* Aim
Repeat the data that follows, word for word, without the images.

* Data lines
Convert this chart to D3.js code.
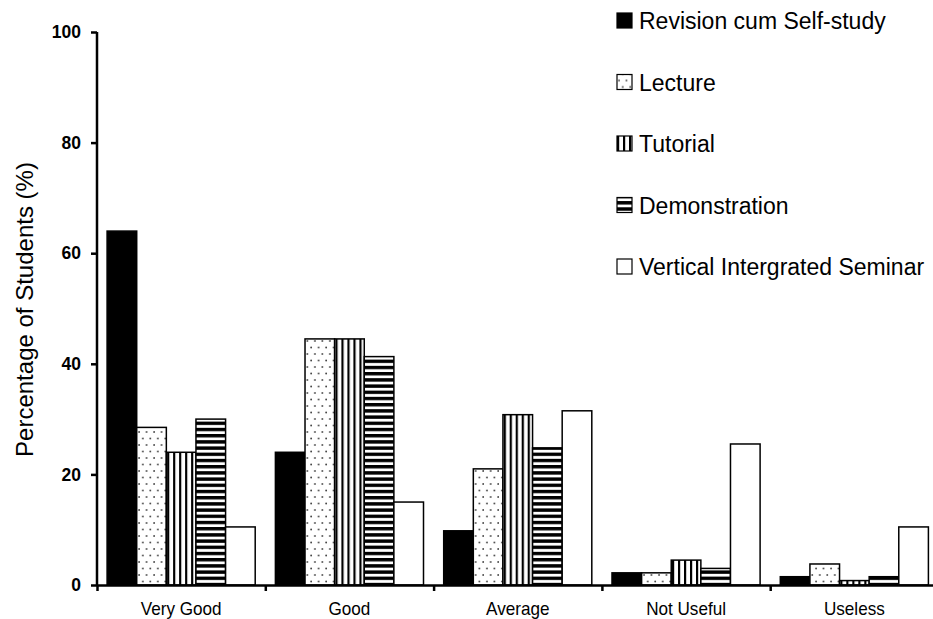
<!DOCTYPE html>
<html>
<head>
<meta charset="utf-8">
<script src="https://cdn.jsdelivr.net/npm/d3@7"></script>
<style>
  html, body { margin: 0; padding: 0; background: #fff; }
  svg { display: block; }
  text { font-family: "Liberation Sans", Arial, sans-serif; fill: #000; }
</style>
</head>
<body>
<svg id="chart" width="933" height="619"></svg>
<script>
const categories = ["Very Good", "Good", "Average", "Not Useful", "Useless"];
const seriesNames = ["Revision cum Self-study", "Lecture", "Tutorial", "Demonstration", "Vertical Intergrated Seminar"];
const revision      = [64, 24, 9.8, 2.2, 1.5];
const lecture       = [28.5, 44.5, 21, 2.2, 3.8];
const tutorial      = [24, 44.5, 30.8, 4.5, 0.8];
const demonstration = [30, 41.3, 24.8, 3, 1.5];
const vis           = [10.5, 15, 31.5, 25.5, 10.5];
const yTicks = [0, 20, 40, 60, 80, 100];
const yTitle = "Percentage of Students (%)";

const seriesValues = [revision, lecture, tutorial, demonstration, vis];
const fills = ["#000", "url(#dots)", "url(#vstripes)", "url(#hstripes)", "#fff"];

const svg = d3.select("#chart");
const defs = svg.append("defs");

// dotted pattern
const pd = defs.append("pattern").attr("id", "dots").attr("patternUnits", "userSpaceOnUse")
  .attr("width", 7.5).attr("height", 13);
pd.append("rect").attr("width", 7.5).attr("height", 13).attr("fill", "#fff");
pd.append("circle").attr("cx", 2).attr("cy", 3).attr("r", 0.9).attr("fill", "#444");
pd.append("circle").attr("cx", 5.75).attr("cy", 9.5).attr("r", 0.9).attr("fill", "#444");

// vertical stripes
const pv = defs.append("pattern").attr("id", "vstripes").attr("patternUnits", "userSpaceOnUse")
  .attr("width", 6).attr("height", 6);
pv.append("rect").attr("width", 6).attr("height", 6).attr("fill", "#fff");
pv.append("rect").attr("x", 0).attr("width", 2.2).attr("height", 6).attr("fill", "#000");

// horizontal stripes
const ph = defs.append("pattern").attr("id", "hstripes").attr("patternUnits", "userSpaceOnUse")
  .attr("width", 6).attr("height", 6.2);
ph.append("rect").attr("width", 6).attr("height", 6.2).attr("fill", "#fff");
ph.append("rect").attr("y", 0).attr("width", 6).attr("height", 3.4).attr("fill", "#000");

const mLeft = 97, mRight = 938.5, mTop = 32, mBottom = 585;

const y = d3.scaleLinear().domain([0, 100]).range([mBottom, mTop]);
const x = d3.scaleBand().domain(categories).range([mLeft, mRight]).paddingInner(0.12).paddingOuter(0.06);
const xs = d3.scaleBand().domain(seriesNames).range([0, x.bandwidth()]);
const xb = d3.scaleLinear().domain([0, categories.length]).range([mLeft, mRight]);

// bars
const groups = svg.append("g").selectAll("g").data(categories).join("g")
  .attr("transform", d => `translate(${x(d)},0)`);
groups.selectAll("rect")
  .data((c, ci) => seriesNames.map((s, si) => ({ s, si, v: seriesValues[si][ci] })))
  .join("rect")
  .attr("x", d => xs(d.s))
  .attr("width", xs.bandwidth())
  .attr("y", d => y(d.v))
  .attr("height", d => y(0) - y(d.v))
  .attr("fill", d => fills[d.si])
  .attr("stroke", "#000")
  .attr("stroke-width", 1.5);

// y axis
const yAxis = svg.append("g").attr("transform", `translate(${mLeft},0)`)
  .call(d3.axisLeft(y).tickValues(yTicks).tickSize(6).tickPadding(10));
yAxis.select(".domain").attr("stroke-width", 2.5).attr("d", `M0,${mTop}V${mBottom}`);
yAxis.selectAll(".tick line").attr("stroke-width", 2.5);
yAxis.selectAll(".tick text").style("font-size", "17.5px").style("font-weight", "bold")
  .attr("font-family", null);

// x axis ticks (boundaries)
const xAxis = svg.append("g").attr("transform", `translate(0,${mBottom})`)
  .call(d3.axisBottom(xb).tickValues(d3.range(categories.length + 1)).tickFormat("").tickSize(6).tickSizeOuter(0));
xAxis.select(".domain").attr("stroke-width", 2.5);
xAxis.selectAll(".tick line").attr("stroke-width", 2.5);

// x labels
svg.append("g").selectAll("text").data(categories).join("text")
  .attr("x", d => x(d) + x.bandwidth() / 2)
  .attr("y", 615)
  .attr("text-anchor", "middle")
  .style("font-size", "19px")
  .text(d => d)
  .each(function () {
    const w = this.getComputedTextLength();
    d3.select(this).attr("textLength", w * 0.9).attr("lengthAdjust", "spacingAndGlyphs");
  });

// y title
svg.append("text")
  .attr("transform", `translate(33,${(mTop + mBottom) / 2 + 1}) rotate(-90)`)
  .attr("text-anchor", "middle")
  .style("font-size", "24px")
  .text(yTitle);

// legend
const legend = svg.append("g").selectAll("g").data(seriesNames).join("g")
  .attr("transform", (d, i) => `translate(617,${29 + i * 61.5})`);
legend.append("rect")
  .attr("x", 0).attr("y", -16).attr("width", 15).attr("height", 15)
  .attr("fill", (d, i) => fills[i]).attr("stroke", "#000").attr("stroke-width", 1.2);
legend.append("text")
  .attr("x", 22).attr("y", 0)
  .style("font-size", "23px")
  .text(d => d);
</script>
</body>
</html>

* The solution
Convert this chart to D3.js code.
<!DOCTYPE html>
<html>
<head>
<meta charset="utf-8">
<script src="https://cdn.jsdelivr.net/npm/d3@7"></script>
<style>
  html, body { margin: 0; padding: 0; background: #fff; }
  svg { display: block; }
  text { font-family: "Liberation Sans", Arial, sans-serif; fill: #000; }
</style>
</head>
<body>
<svg id="chart" width="933" height="619"></svg>
<script>
const categories = ["Very Good", "Good", "Average", "Not Useful", "Useless"];
const seriesNames = ["Revision cum Self-study", "Lecture", "Tutorial", "Demonstration", "Vertical Intergrated Seminar"];
const revision      = [64, 24, 9.8, 2.2, 1.5];
const lecture       = [28.5, 44.5, 21, 2.2, 3.8];
const tutorial      = [24, 44.5, 30.8, 4.5, 0.8];
const demonstration = [30, 41.3, 24.8, 3, 1.5];
const vis           = [10.5, 15, 31.5, 25.5, 10.5];
const yTicks = [0, 20, 40, 60, 80, 100];
const yTitle = "Percentage of Students (%)";

const seriesValues = [revision, lecture, tutorial, demonstration, vis];
const fills = ["#000", "url(#dots)", "url(#vstripes)", "url(#hstripes)", "#fff"];

const svg = d3.select("#chart");
const defs = svg.append("defs");

// dotted pattern
const pd = defs.append("pattern").attr("id", "dots").attr("patternUnits", "userSpaceOnUse")
  .attr("width", 7.5).attr("height", 13);
pd.append("rect").attr("width", 7.5).attr("height", 13).attr("fill", "#fff");
pd.append("circle").attr("cx", 2).attr("cy", 3).attr("r", 0.9).attr("fill", "#444");
pd.append("circle").attr("cx", 5.75).attr("cy", 9.5).attr("r", 0.9).attr("fill", "#444");

// vertical stripes
const pv = defs.append("pattern").attr("id", "vstripes").attr("patternUnits", "userSpaceOnUse")
  .attr("width", 6).attr("height", 6);
pv.append("rect").attr("width", 6).attr("height", 6).attr("fill", "#fff");
pv.append("rect").attr("x", 0).attr("width", 2.2).attr("height", 6).attr("fill", "#000");

// horizontal stripes
const ph = defs.append("pattern").attr("id", "hstripes").attr("patternUnits", "userSpaceOnUse")
  .attr("width", 6).attr("height", 6.2);
ph.append("rect").attr("width", 6).attr("height", 6.2).attr("fill", "#fff");
ph.append("rect").attr("y", 0).attr("width", 6).attr("height", 3.4).attr("fill", "#000");

const mLeft = 97, mRight = 938.5, mTop = 32, mBottom = 585;

const y = d3.scaleLinear().domain([0, 100]).range([mBottom, mTop]);
const x = d3.scaleBand().domain(categories).range([mLeft, mRight]).paddingInner(0.12).paddingOuter(0.06);
const xs = d3.scaleBand().domain(seriesNames).range([0, x.bandwidth()]);
const xb = d3.scaleLinear().domain([0, categories.length]).range([mLeft, mRight]);

// bars
const groups = svg.append("g").selectAll("g").data(categories).join("g")
  .attr("transform", d => `translate(${x(d)},0)`);
groups.selectAll("rect")
  .data((c, ci) => seriesNames.map((s, si) => ({ s, si, v: seriesValues[si][ci] })))
  .join("rect")
  .attr("x", d => xs(d.s))
  .attr("width", xs.bandwidth())
  .attr("y", d => y(d.v))
  .attr("height", d => y(0) - y(d.v))
  .attr("fill", d => fills[d.si])
  .attr("stroke", "#000")
  .attr("stroke-width", 1.5);

// y axis
const yAxis = svg.append("g").attr("transform", `translate(${mLeft},0)`)
  .call(d3.axisLeft(y).tickValues(yTicks).tickSize(6).tickPadding(10));
yAxis.select(".domain").attr("stroke-width", 2.5).attr("d", `M0,${mTop}V${mBottom}`);
yAxis.selectAll(".tick line").attr("stroke-width", 2.5);
yAxis.selectAll(".tick text").style("font-size", "17.5px").style("font-weight", "bold")
  .attr("font-family", null);

// x axis ticks (boundaries)
const xAxis = svg.append("g").attr("transform", `translate(0,${mBottom})`)
  .call(d3.axisBottom(xb).tickValues(d3.range(categories.length + 1)).tickFormat("").tickSize(6).tickSizeOuter(0));
xAxis.select(".domain").attr("stroke-width", 2.5);
xAxis.selectAll(".tick line").attr("stroke-width", 2.5);

// x labels
svg.append("g").selectAll("text").data(categories).join("text")
  .attr("x", d => x(d) + x.bandwidth() / 2)
  .attr("y", 615)
  .attr("text-anchor", "middle")
  .style("font-size", "19px")
  .text(d => d)
  .each(function () {
    const w = this.getComputedTextLength();
    d3.select(this).attr("textLength", w * 0.9).attr("lengthAdjust", "spacingAndGlyphs");
  });

// y title
svg.append("text")
  .attr("transform", `translate(33,${(mTop + mBottom) / 2 + 1}) rotate(-90)`)
  .attr("text-anchor", "middle")
  .style("font-size", "24px")
  .text(yTitle);

// legend
const legend = svg.append("g").selectAll("g").data(seriesNames).join("g")
  .attr("transform", (d, i) => `translate(617,${29 + i * 61.5})`);
legend.append("rect")
  .attr("x", 0).attr("y", -16).attr("width", 15).attr("height", 15)
  .attr("fill", (d, i) => fills[i]).attr("stroke", "#000").attr("stroke-width", 1.2);
legend.append("text")
  .attr("x", 22).attr("y", 0)
  .style("font-size", "23px")
  .text(d => d);
</script>
</body>
</html>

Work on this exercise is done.